Mymodernmet_ Nature can be an artist, filling our world with sweeping colors and shapes. Not only that, but it seems like it can also be a creative patron of the arts as well. The “Whale Tower” mural, which decorates Detroit's Broderick Tower, has been covered by an ad for almost two years. However, during a recent thunderstorm, the advertisement on top of the mural became severely damaged, making way for the ocean-themed painting beneath it to shine once again.
This large-scale piece was created by Michigan-born artist Robert Wyland in 1997. Painted on the rear façade of Broderick Tower in Downtown Detroit, the mural covers 20 floors of the 34-story building, depicting a group of whales swimming in the ocean. On top of its prime location within the city, its vicinity to Comerica Park, home of the Detroit Tigers baseball team, allowed fans to gaze at the painting from the stadium stands.

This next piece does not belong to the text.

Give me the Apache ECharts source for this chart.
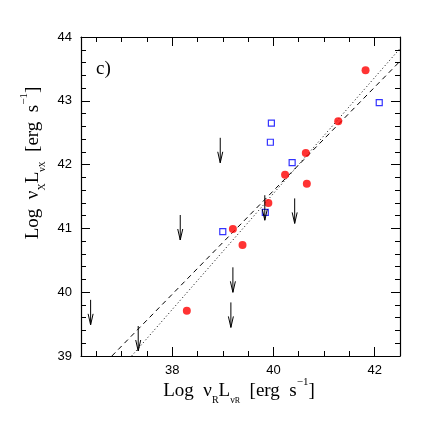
<!DOCTYPE html>
<html>
<head>
<meta charset="utf-8">
<script src="https://cdn.jsdelivr.net/npm/echarts@6/dist/echarts.min.js"></script>
<style>
  html, body { margin: 0; padding: 0; background: #fff; }
  #chart { width: 436px; height: 436px; }
</style>
</head>
<body>
<div id="chart"></div>
<script>
// detections (red filled circles)
var redX = [41.82, 41.28, 40.64, 40.23, 40.66, 39.90, 39.20, 39.39, 38.29]
var redY = [43.48, 42.68, 42.18, 41.84, 41.70, 41.40, 40.99, 40.74, 39.71]
// blue open squares
var blueX = [42.09, 39.96, 39.94, 40.37, 39.84, 39.00]
var blueY = [42.97, 42.65, 42.35, 42.03, 41.25, 40.95]
// upper limits (arrows)
var limX = [38.95, 38.16, 39.20, 39.16, 36.39, 37.33, 40.42, 39.83]
var limY = [42.42, 41.21, 40.39, 39.84, 39.88, 39.47, 41.47, 41.52]
// fit lines, end points
var dashX = [36.81, 42.5]
var dashY = [39, 43.62]
var dotX = [37.20, 42.5]
var dotY = [39, 43.82]
// ticks
var xMajor = [38, 40, 42]
var xMinor = [36.5, 37, 37.5, 38.5, 39, 39.5, 40.5, 41, 41.5]

function pairs(xs, ys) {
  return xs.map(function (x, i) { return [x, ys[i]] })
}

var chart = echarts.init(document.getElementById('chart'))

var serif = 'Liberation Serif'
var sans = 'Liberation Sans'

function xAxisCfg(pos, values, len, showLine, showLabel) {
  return {
    type: 'value',
    position: pos,
    min: 36.2,
    max: 42.5,
    axisLine: { show: showLine, onZero: false, lineStyle: { color: '#000', width: 1.2 } },
    axisTick: { show: true, inside: true, length: len, customValues: values, lineStyle: { color: '#000', width: 1 } },
    axisLabel: { show: showLabel, customValues: xMajor, color: '#000', fontFamily: sans, fontSize: 13, margin: 8 },
    splitLine: { show: false }
  }
}

function yAxisCfg(pos, showLabel) {
  return {
    type: 'value',
    position: pos,
    min: 39,
    max: 44,
    interval: 1,
    axisLine: { show: true, onZero: false, lineStyle: { color: '#000', width: 1.2 } },
    axisTick: { show: true, inside: true, length: 9, lineStyle: { color: '#000', width: 1 } },
    minorTick: { show: true, splitNumber: 5, length: 5, lineStyle: { color: '#000', width: 1 } },
    axisLabel: { show: showLabel, color: '#000', fontFamily: sans, fontSize: 13, margin: 9 },
    splitLine: { show: false },
    minorSplitLine: { show: false }
  }
}

var titleRich = {
  m: { fontFamily: serif, fontSize: 19, lineHeight: 28, color: '#000' },
  s: { fontFamily: serif, fontSize: 10, lineHeight: 11, verticalAlign: 'bottom', color: '#000' },
  ss: { fontFamily: serif, fontSize: 8, lineHeight: 7, verticalAlign: 'bottom', color: '#000' },
  sup: { fontFamily: serif, fontSize: 11, lineHeight: 13, verticalAlign: 'top', color: '#000' }
}

chart.setOption({
  animation: false,
  grid: { left: 81, top: 37, width: 319, height: 319, containLabel: false },
  xAxis: [
    xAxisCfg('bottom', xMajor, 9, true, true),
    xAxisCfg('bottom', xMinor, 5, false, false),
    xAxisCfg('top', xMajor, 9, true, false),
    xAxisCfg('top', xMinor, 5, false, false)
  ],
  yAxis: [
    yAxisCfg('left', true),
    yAxisCfg('right', false)
  ],
  graphic: [
    {
      type: 'text', left: 96, top: 60,
      style: { text: 'c)', fontFamily: serif, fontSize: 19, fill: '#000' }
    },
    {
      type: 'text', x: 239, y: 391,
      style: {
        text: '{m|Log  ν}{s|R}{m|L}{s|ν}{ss|R}{m|  [erg  s}{sup|−1}{m|]}',
        rich: titleRich, align: 'center', verticalAlign: 'middle'
      }
    },
    {
      type: 'text', x: 33, y: 163, rotation: Math.PI / 2,
      style: {
        text: '{m|Log  ν}{s|X}{m|L}{s|ν}{ss|X}{m|  [erg  s}{sup|−1}{m|]}',
        rich: titleRich, align: 'center', verticalAlign: 'middle'
      }
    }
  ],
  series: [
    {
      type: 'line',
      data: pairs(dashX, dashY),
      symbol: 'none',
      lineStyle: { color: '#000', width: 1, type: [5, 4] },
      z: 1
    },
    {
      type: 'line',
      data: pairs(dotX, dotY),
      symbol: 'none',
      lineStyle: { color: '#000', width: 1, type: [1, 2.5] },
      z: 1
    },
    {
      type: 'scatter',
      data: pairs(blueX, blueY),
      symbol: 'rect',
      symbolSize: 6,
      itemStyle: { color: '#fff', borderColor: '#0000ff', borderWidth: 1.2 },
      z: 2
    },
    {
      type: 'scatter',
      data: pairs(redX, redY),
      symbol: 'circle',
      symbolSize: 8,
      itemStyle: { color: '#ff0000' },
      z: 3
    },
    {
      type: 'custom',
      data: pairs(limX, limY),
      renderItem: function (params, api) {
        var p = api.coord([api.value(0), api.value(1)])
        var len = 25
        var hw = 2.5
        var hl = 11
        return {
          type: 'group',
          children: [
            {
              type: 'line',
              shape: { x1: p[0], y1: p[1], x2: p[0], y2: p[1] + len },
              style: { stroke: '#000', lineWidth: 1 }
            },
            {
              type: 'polyline',
              shape: { points: [[p[0] - hw, p[1] + len - hl], [p[0], p[1] + len], [p[0] + hw, p[1] + len - hl]] },
              style: { stroke: '#000', fill: null, lineWidth: 1 }
            }
          ]
        }
      },
      z: 4
    }
  ]
})
</script>
</body>
</html>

However, its coveted spot also came with significant marketing desirability, and so the mural has been covered by ads on and off since 2006. The most recent takeover began in November 2021, when a Rocket Companies advertisement featuring illustrations by artist Phillip Simpson was placed over it. While the image included the message “Detroit is Home,” as well as the work of a local creator, the community didn't feel comfortable with seeing their familiar “Whale Tower” hidden away.
Then, in late August, a bout of bad weather hit the Detroit area. During the storm, the Rocket Companies ad was ripped in half. As the pieces flapped in the breeze, locals were able to catch the first peek at the whales in a long time. A few days later, the remnants of the vinyl ad were removed—and so Wyland's piece recovered its spot in the Detroit skyline.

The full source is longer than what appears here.